Stored data »

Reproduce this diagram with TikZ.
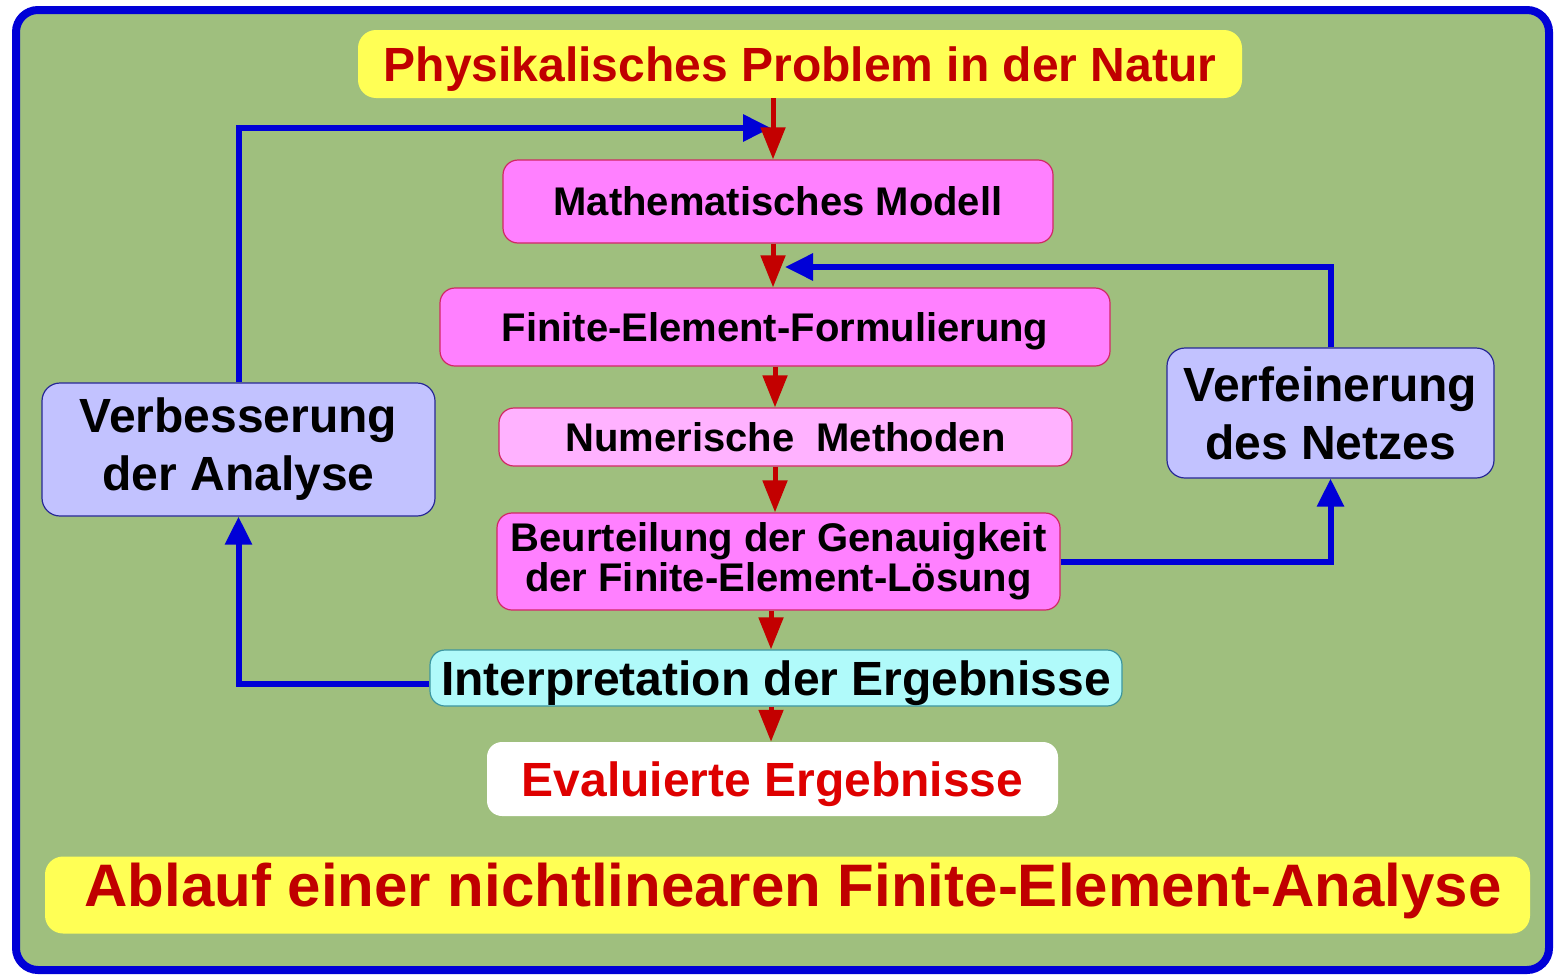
\documentclass[tikz,border=0pt]{standalone}
\usepackage{fontspec}
\setmainfont{Liberation Sans}
\usetikzlibrary{arrows.meta,calc}
\definecolor{bggreen}{RGB}{159,191,126}
\definecolor{frameblue}{RGB}{0,0,215}
\definecolor{ybox}{RGB}{255,255,85}
\definecolor{darkred}{RGB}{192,0,0}
\definecolor{brightred}{RGB}{222,0,0}
\definecolor{pinkfill}{RGB}{255,128,255}
\definecolor{lightpink}{RGB}{255,178,255}
\definecolor{pinkline}{RGB}{208,40,100}
\definecolor{lavfill}{RGB}{194,194,255}
\definecolor{lavline}{RGB}{40,40,150}
\definecolor{cyanfill}{RGB}{176,250,250}
\definecolor{cyanline}{RGB}{60,150,160}
\definecolor{arrred}{RGB}{195,0,0}
\tikzset{
  base/.style={rounded corners=15pt, inner sep=0pt, align=center},
  fforty/.style={font=\fontsize{40}{40}\selectfont\bfseries, text height=28.6pt, text depth=0pt},
  ffortyeight/.style={font=\fontsize{48}{48}\selectfont\bfseries, text height=34.4pt, text depth=0pt},
  fsixty/.style={font=\fontsize{60}{60}\selectfont\bfseries, text height=43pt, text depth=0pt},
  pinkbox/.style={base, fforty, fill=pinkfill, draw=pinkline, line width=1.2pt},
  yellowbox/.style={base, fill=ybox, rounded corners=18pt},
  lavbox/.style={base, fill=lavfill, draw=lavline, line width=1.2pt, rounded corners=18pt, font=\fontsize{48}{58}\selectfont\bfseries},
  redarr/.style={draw=arrred, line width=5pt, -{Triangle[length=32pt,width=24pt]}},
  bluearr/.style={draw=frameblue, line width=6pt, -{Triangle[length=28pt,width=26pt]}},
}
\begin{document}
\begin{tikzpicture}[x=1pt,y=-1pt]
\useasboundingbox (0,0) rectangle (1554,977);
\fill[white] (0,0) rectangle (1554,977);
\draw[frameblue, fill=bggreen, line width=8pt, rounded corners=22pt] (16,10) rectangle (1549,970);

% top title
\node[yellowbox, ffortyeight, minimum width=884pt, minimum height=68pt, text=darkred] (top) at (800,64) {Physikalisches Problem in der Natur};

\node[pinkbox, minimum width=550pt, minimum height=83pt] (math) at (778,201.5) {Mathematisches Modell};
\node[pinkbox, minimum width=670pt, minimum height=78pt] (fef) at (775,327) {Finite-Element-Formulierung};
\node[pinkbox, fill=lightpink, minimum width=573pt, minimum height=58pt] (num) at (785.5,437) {Numerische\ \ Methoden};
\node[base, fill=pinkfill, draw=pinkline, line width=1.2pt, font=\fontsize{40}{40}\selectfont\bfseries, minimum width=563pt, minimum height=97pt] (beur) at (778.5,561.5) {Beurteilung der Genauigkeit\\der Finite-Element-Lösung};
\node[base, ffortyeight, fill=cyanfill, draw=cyanline, line width=1.2pt, minimum width=692pt, minimum height=56pt] (interp) at (776,678) {Interpretation der Ergebnisse};
\node[base, ffortyeight, fill=white, text=brightred, minimum width=571pt, minimum height=74pt] (eval) at (772.5,779) {Evaluierte Ergebnisse};

\node[lavbox, minimum width=393pt, minimum height=133pt] (verb) at (238.5,449.5) {Verbesserung\\der Analyse};
\node[lavbox, minimum width=327pt, minimum height=130pt] (verf) at (1330.5,413) {Verfeinerung\\des Netzes};

% bottom title
\node[yellowbox, minimum width=1485pt, minimum height=77pt] (bot) at (787.5,895) {};
\node[fsixty, inner sep=0pt, text=darkred] (bottxt) at (793,885) {Ablauf einer nichtlinearen Finite-Element-Analyse};

% blue feedback arrows
\coordinate (j1) at (771,128);
\coordinate (j2) at (785,267);
\draw[bluearr] (verb.north) |- (j1);
\draw[bluearr] (verf.north) |- (j2);
\draw[bluearr] (beur.east) -| (verf.south);
\draw[bluearr] ($(interp.west)+(0,6)$) -| (verb.south);

% red main arrows
\coordinate (c1) at (773,0);
\coordinate (c2) at (775,0);
\coordinate (c3) at (771,0);
\draw[redarr] (top.south -| c1) -- (math.north -| c1);
\draw[redarr] (math.south -| c1) -- (fef.north -| c1);
\draw[redarr] (fef.south -| c2) -- (num.north -| c2);
\draw[redarr] (num.south -| c2) -- (beur.north -| c2);
\draw[redarr] (beur.south -| c3) -- (interp.north -| c3);
\draw[redarr] (interp.south -| c3) -- (eval.north -| c3);
\end{tikzpicture}
\end{document}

Problem to solve » Every line from the start of the listing above through the line with "minimum width=884pt, minimum" should be repeated exactly; skip the pictures and add nothing else.

Exercise response »
Reproduce this diagram with TikZ.
\documentclass[tikz,border=0pt]{standalone}
\usepackage{fontspec}
\setmainfont{Liberation Sans}
\usetikzlibrary{arrows.meta,calc}
\definecolor{bggreen}{RGB}{159,191,126}
\definecolor{frameblue}{RGB}{0,0,215}
\definecolor{ybox}{RGB}{255,255,85}
\definecolor{darkred}{RGB}{192,0,0}
\definecolor{brightred}{RGB}{222,0,0}
\definecolor{pinkfill}{RGB}{255,128,255}
\definecolor{lightpink}{RGB}{255,178,255}
\definecolor{pinkline}{RGB}{208,40,100}
\definecolor{lavfill}{RGB}{194,194,255}
\definecolor{lavline}{RGB}{40,40,150}
\definecolor{cyanfill}{RGB}{176,250,250}
\definecolor{cyanline}{RGB}{60,150,160}
\definecolor{arrred}{RGB}{195,0,0}
\tikzset{
  base/.style={rounded corners=15pt, inner sep=0pt, align=center},
  fforty/.style={font=\fontsize{40}{40}\selectfont\bfseries, text height=28.6pt, text depth=0pt},
  ffortyeight/.style={font=\fontsize{48}{48}\selectfont\bfseries, text height=34.4pt, text depth=0pt},
  fsixty/.style={font=\fontsize{60}{60}\selectfont\bfseries, text height=43pt, text depth=0pt},
  pinkbox/.style={base, fforty, fill=pinkfill, draw=pinkline, line width=1.2pt},
  yellowbox/.style={base, fill=ybox, rounded corners=18pt},
  lavbox/.style={base, fill=lavfill, draw=lavline, line width=1.2pt, rounded corners=18pt, font=\fontsize{48}{58}\selectfont\bfseries},
  redarr/.style={draw=arrred, line width=5pt, -{Triangle[length=32pt,width=24pt]}},
  bluearr/.style={draw=frameblue, line width=6pt, -{Triangle[length=28pt,width=26pt]}},
}
\begin{document}
\begin{tikzpicture}[x=1pt,y=-1pt]
\useasboundingbox (0,0) rectangle (1554,977);
\fill[white] (0,0) rectangle (1554,977);
\draw[frameblue, fill=bggreen, line width=8pt, rounded corners=22pt] (16,10) rectangle (1549,970);

% top title
\node[yellowbox, ffortyeight, minimum width=884pt, minimum height=68pt, text=darkred] (top) at (800,64) {Physikalisches Problem in der Natur};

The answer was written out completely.